The psychological effect of this is meaningful. Even without physical separation, the sense that different parts of the home have different characters — that you're moving from a work or social zone to a private one — makes a tiny home feel considerably more livable than an open box of the same square footage. It's one of the layout decisions that shows most clearly in how the home feels rather than how it photographs.


5. Staircase Storage Layouts

If the design includes a loft, the staircase is one of the most valuable opportunities in the whole build. A properly designed stair run — wide box steps with deep drawers underneath each tread — adds a significant amount of usable storage without consuming any additional floor space. You need the stairs to access the loft anyway. Whether they also hold your clothes, your kitchen overflow, or your tools is entirely a design decision, and the answer should almost always be yes.

Beyond storage, built-in stairs improve safety and make daily movement more comfortable than a ladder in ways that compound over time. If you're in a home with a loft and you're climbing to it daily, the quality of that access matters. A well-designed staircase makes the loft genuinely livable rather than just technically accessible.


6. Flexible Living Area Layouts

Some of the most adaptable tiny homes are built around living spaces that do more than one job throughout the day.
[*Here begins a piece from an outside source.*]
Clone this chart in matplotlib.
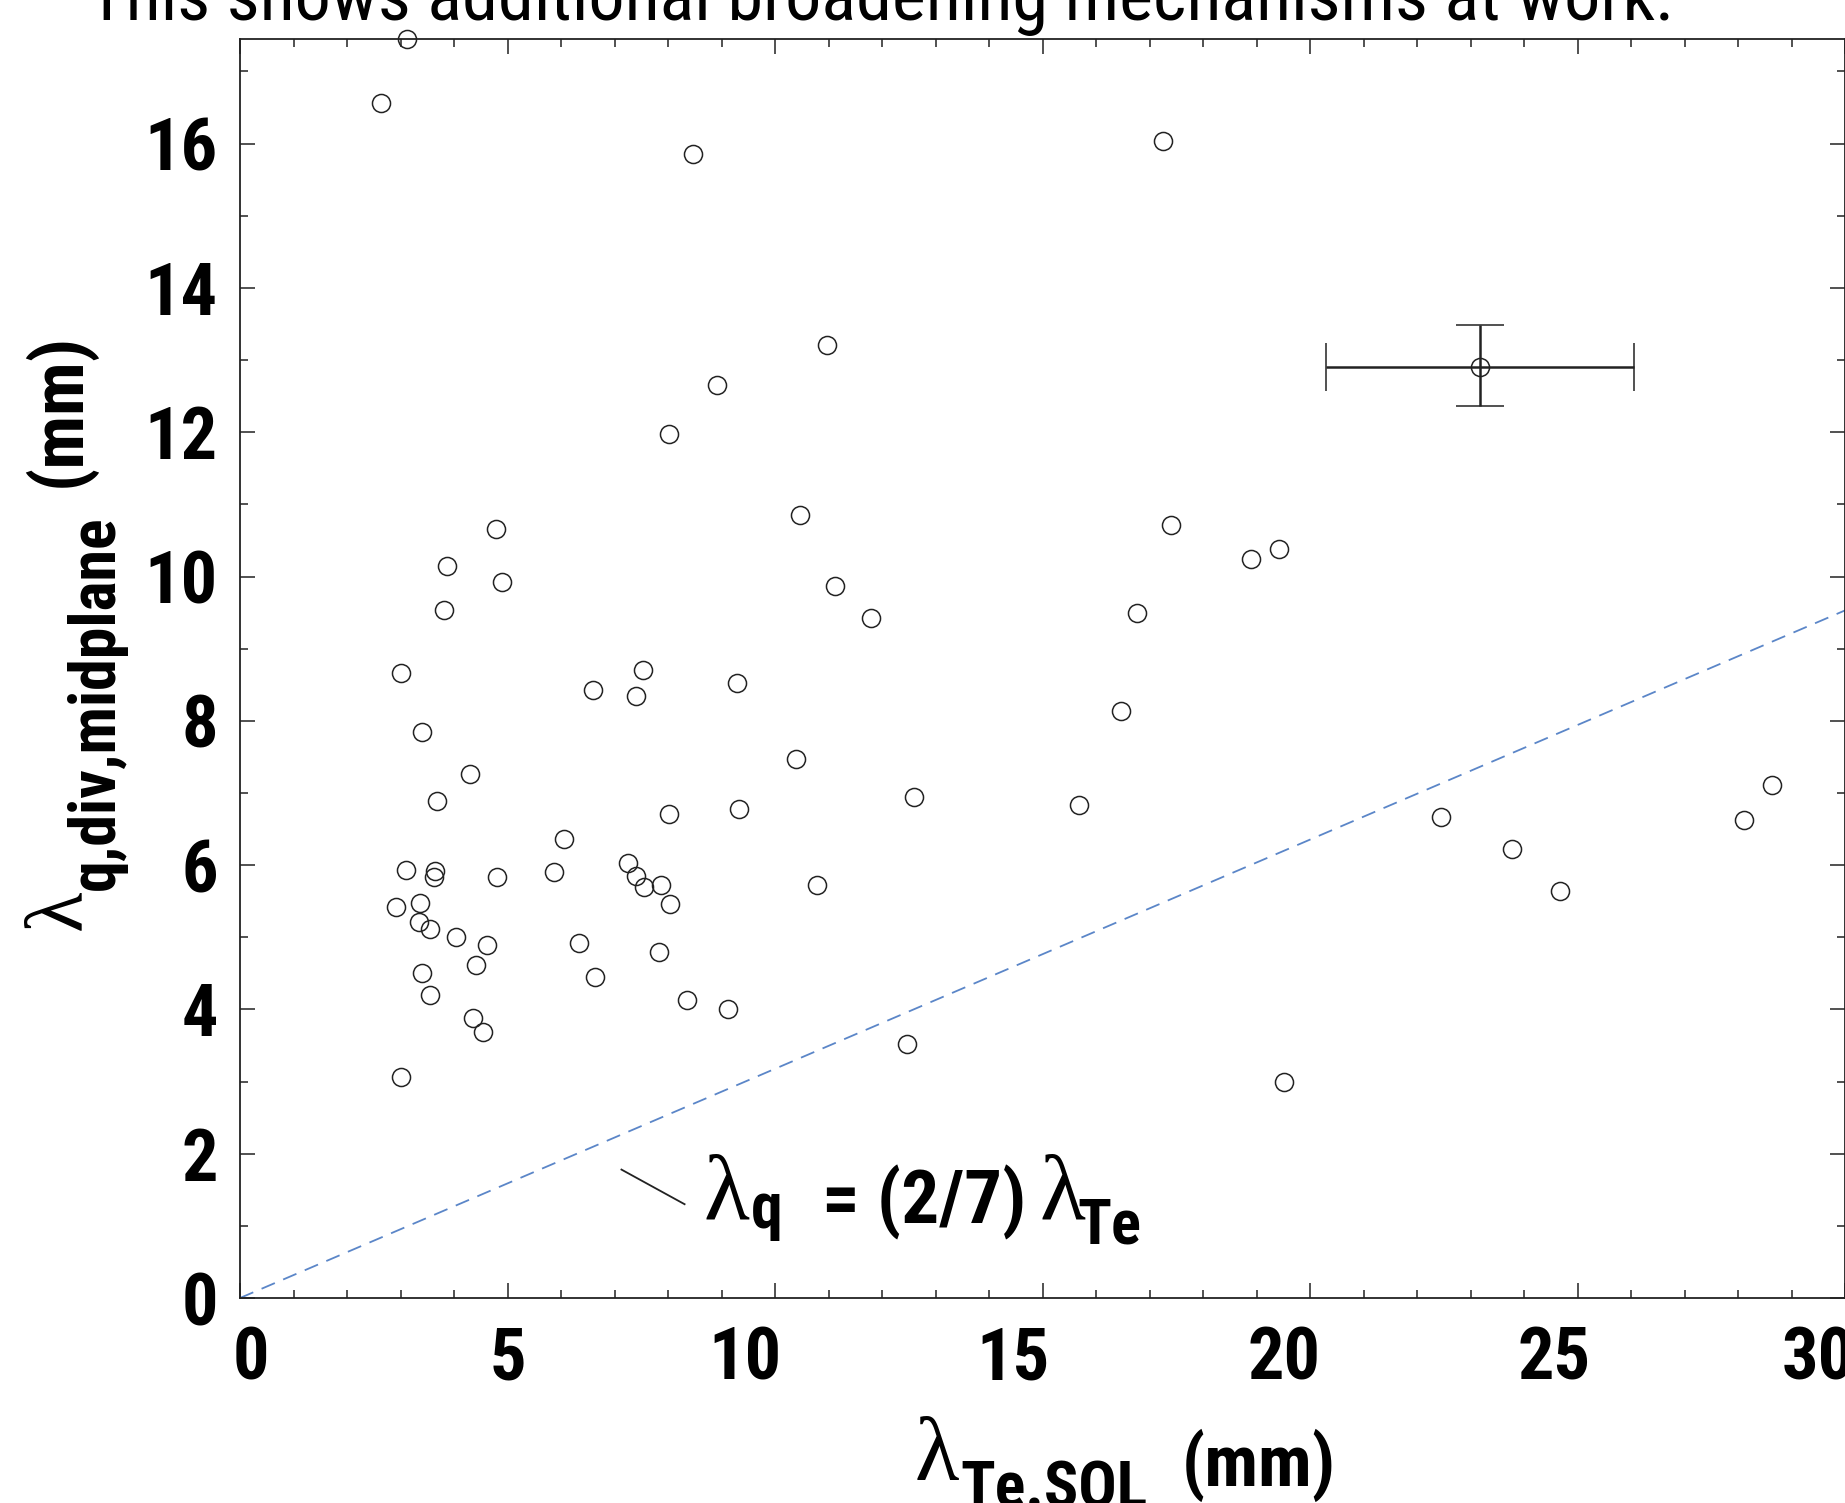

A sofa that folds out for guests, a fold-down wall desk that disappears when it's not in use, movable furniture that reconfigures the room for different activities — these aren't workarounds, they're deliberate design decisions that make a fixed square footage serve a wider range of needs.

The key is that flexibility has to be designed in, not improvised. Fold-down surfaces need to be mounted properly and positioned where they're actually useful. Convertible furniture needs to be good quality — cheap versions that are frustrating to use don't get used, which means they're just taking up space. When a flexible layout is executed well, the home feels genuinely spacious in use even if it looks compact on a floor plan.


7. Bathroom-Optimised Layouts

Tiny house bedroom layout with built-in storage and space-saving staircase design

The bathroom is the room where layout decisions show up most directly in daily quality of life. A walk-in shower instead of a tub recovers meaningful floor space and is more practical for daily use in a compact bathroom. A pocket or barn door instead of a swing door eliminates the clearance problem that makes small bathrooms frustrating. Vertical storage rather than wide, low cabinetry keeps the floor clear and makes the room feel larger.

Getting these decisions right means the bathroom functions smoothly without requiring you to think about it — which is exactly what you want from a room you use every day. Getting them wrong means a small daily irritation that accumulates into real dissatisfaction. The bathroom is worth treating as a design priority rather than an afterthought, and the layouts that do that consistently produce better homes overall.


Layout First, Everything Else Second

The pattern across all of these layouts is the same: function leads, and comfort follows. The tiny homes that work best long-term aren't the ones with the most impressive features or the most striking exteriors — they're the ones where someone thought carefully about how the space would be used before anything was built, and made decisions that serve the actual daily life happening inside them.

That's a design philosophy more than a size decision. And it's what separates a tiny home you're glad you built from one you're looking to leave after a year.